Everything from the first line of the data through the line with "ax = fig.add_axes([42" is to be echoed exactly, minus the pictures.

───

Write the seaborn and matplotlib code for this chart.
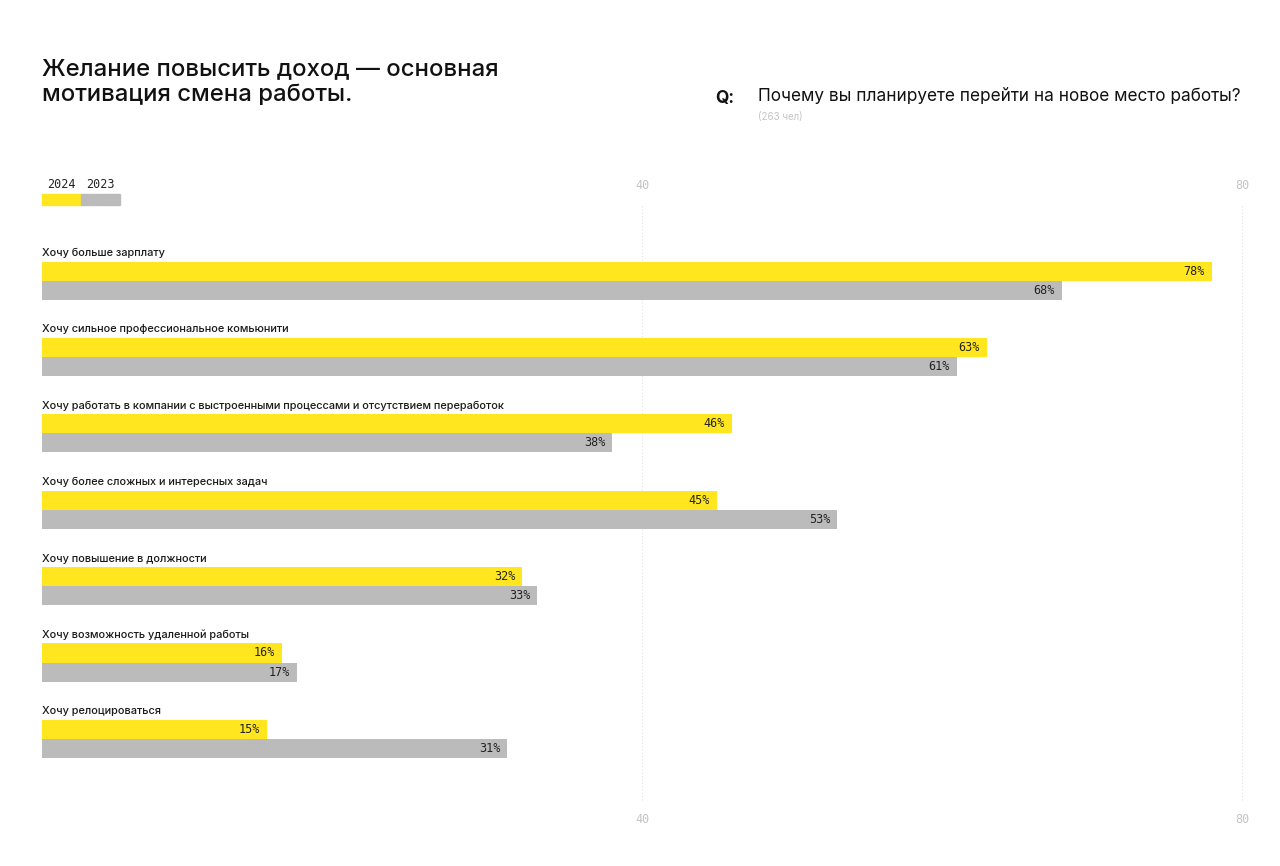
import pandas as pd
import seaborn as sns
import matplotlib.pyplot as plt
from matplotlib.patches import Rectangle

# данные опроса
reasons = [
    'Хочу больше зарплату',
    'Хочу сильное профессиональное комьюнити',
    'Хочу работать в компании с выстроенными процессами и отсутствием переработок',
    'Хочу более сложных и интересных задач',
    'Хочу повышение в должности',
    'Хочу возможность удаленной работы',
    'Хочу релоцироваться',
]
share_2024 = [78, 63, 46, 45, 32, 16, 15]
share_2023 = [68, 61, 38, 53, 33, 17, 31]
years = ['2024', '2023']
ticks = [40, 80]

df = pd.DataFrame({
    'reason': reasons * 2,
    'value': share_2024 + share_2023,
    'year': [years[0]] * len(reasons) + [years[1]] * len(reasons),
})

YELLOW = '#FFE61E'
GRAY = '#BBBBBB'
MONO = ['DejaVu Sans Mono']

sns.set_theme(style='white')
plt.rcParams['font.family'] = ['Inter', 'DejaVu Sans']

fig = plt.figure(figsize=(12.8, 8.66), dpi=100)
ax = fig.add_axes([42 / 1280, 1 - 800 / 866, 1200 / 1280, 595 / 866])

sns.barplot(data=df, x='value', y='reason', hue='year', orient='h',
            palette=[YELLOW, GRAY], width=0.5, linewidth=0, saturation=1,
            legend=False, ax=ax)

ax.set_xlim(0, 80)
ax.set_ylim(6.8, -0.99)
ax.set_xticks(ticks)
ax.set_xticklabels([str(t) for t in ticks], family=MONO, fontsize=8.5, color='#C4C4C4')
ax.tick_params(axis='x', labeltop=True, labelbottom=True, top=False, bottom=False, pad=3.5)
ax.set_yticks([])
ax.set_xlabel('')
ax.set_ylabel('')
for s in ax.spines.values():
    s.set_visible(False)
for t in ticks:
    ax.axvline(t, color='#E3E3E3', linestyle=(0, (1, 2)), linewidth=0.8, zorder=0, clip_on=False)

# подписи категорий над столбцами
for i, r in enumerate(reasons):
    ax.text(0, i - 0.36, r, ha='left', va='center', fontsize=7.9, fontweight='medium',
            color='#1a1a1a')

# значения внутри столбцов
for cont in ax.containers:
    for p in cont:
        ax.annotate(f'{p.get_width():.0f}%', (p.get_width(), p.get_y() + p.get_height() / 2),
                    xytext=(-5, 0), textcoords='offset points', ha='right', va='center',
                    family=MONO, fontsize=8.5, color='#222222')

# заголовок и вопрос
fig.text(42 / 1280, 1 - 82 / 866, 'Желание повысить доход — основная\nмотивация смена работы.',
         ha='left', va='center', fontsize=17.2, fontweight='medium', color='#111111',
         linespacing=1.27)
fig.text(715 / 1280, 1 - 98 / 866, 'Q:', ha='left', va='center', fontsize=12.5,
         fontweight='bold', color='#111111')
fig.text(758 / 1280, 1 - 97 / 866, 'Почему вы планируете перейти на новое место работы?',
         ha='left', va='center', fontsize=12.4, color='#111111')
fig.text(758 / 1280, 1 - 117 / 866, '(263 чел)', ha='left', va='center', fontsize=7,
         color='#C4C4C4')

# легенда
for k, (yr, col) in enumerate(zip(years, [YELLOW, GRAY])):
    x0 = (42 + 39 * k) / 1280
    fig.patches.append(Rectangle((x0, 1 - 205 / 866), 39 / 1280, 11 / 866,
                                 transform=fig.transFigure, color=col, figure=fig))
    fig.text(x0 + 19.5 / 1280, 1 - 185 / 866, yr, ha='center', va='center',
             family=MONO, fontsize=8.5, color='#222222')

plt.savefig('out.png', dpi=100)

───

» **Task answer**
Write the seaborn and matplotlib code for this chart.
import pandas as pd
import seaborn as sns
import matplotlib.pyplot as plt
from matplotlib.patches import Rectangle

# данные опроса
reasons = [
    'Хочу больше зарплату',
    'Хочу сильное профессиональное комьюнити',
    'Хочу работать в компании с выстроенными процессами и отсутствием переработок',
    'Хочу более сложных и интересных задач',
    'Хочу повышение в должности',
    'Хочу возможность удаленной работы',
    'Хочу релоцироваться',
]
share_2024 = [78, 63, 46, 45, 32, 16, 15]
share_2023 = [68, 61, 38, 53, 33, 17, 31]
years = ['2024', '2023']
ticks = [40, 80]

df = pd.DataFrame({
    'reason': reasons * 2,
    'value': share_2024 + share_2023,
    'year': [years[0]] * len(reasons) + [years[1]] * len(reasons),
})

YELLOW = '#FFE61E'
GRAY = '#BBBBBB'
MONO = ['DejaVu Sans Mono']

sns.set_theme(style='white')
plt.rcParams['font.family'] = ['Inter', 'DejaVu Sans']

fig = plt.figure(figsize=(12.8, 8.66), dpi=100)
ax = fig.add_axes([42 / 1280, 1 - 800 / 866, 1200 / 1280, 595 / 866])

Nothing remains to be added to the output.